1 January 2014

US nuclear forces, 2014

Hans M. Kristensen

Kristensen is the director of the Nuclear Information Project with the Federation of American Scientists (FAS) in Washington, DC. His work focuses on researching and writing about the status of...


Robert S. Norris

Norris is a senior fellow with the Federation of American Scientists in Washington, DC. A former senior research...

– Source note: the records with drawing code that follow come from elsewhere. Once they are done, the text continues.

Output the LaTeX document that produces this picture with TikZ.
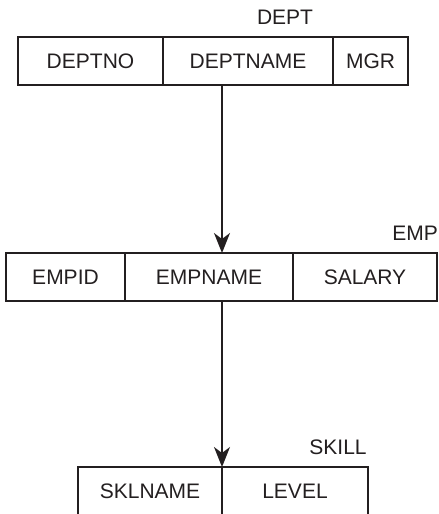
\documentclass[tikz,border=0pt]{standalone}
\usepackage{fontspec}
\setmainfont{Liberation Sans}
\usepackage{tikz}
\usetikzlibrary{arrows.meta, positioning}
\definecolor{tabline}{RGB}{35, 31, 32}

\tikzset{
    cell/.style={draw=tabline, line width=1.3pt, minimum height=48pt, inner sep=0pt, outer sep=0pt,
        text=tabline, font=\fontsize{21}{25}\selectfont},
    tabname/.style={text=tabline, font=\fontsize{21}{25}\selectfont},
    link/.style={line width=2pt, draw=tabline, -{Stealth[length=20pt, width=16pt, inset=6pt]}}
}

\begin{document}
\begin{tikzpicture}[x=1pt, y=1pt]
        \useasboundingbox (0,0) rectangle (439,514);

        % Tabella DEPT
        \node[cell, minimum width=145pt, anchor=west] (deptno) at (18,453) {DEPTNO};
        \node[cell, minimum width=170pt, right=0pt of deptno] (deptname) {DEPTNAME};
        \node[cell, minimum width=75pt, right=0pt of deptname] (mgr) {MGR};
        \node[tabname] (dept) at (285,497) {DEPT};

        % Tabella EMP
        \node[cell, minimum width=119pt, anchor=west] (empid) at (6,237) {EMPID};
        \node[cell, minimum width=168pt, right=0pt of empid] (empname) {EMPNAME};
        \node[cell, minimum width=144pt, right=0pt of empname] (salary) {SALARY};
        \node[tabname] (emp) at (415,281) {EMP};

        % Tabella SKILL
        \node[cell, minimum width=144pt, anchor=west] (sklname) at (78,23) {SKLNAME};
        \node[cell, minimum width=146pt, right=0pt of sklname] (level) {LEVEL};
        \node[tabname] (skill) at (338,67) {SKILL};

        % Frecce
        \draw[link] (deptname.south -| sklname.north east) -- (empname.north -| sklname.north east);
        \draw[link] (empname.south -| sklname.north east) -- (sklname.north east);
    \end{tikzpicture}
\end{document}
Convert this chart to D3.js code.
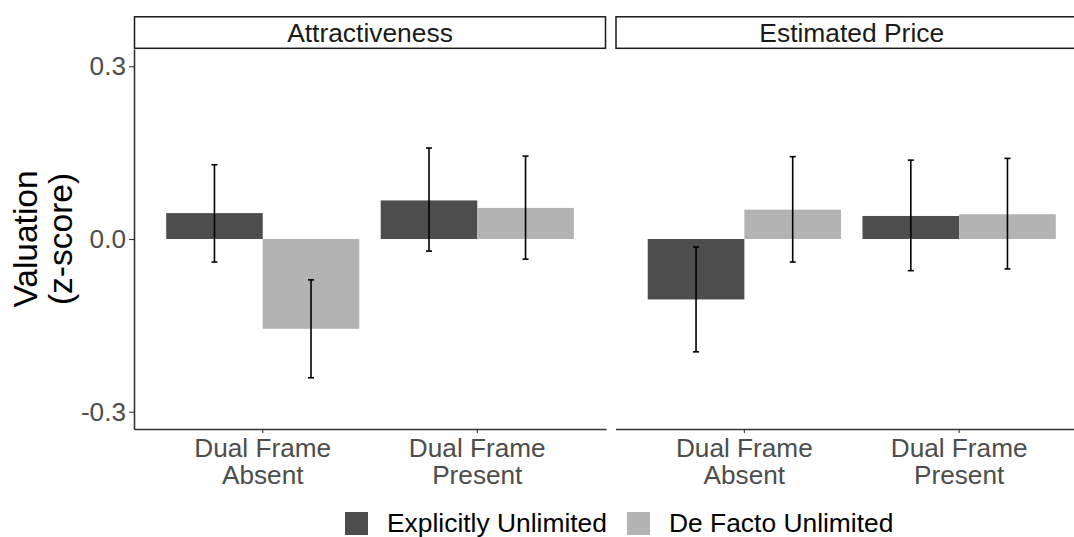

The United States has an estimated 4,650 nuclear warheads available for delivery by more than 800 ballistic missiles and aircraft. Approximately 2,700 retired but still intact warheads await dismantlement, for a total inventory of roughly 7,400 warheads. The stockpile includes an estimated 2,130 operational warheads, about 1,150 on submarine-launched ballistic missiles and 470 on intercontinental ballistic missiles. Roughly 300 strategic warheads are located at bomber bases in the United States, and nearly 200 nonstrategic warheads are deployed in Europe. Another 2,530 warheads are in storage. To comply with New START, the United States is expected to eliminate land-based missile silos, reduce the number of launch tubes on its missile submarines, and limit its inventory of nuclear-capable bombers in coming years. Coinciding with a revised nuclear weapons strategy, the Obama administration is also planning an upgrade of all nuclear weapons systems. The three-decade-long plan would cost more than $200 billion in the first decade alone.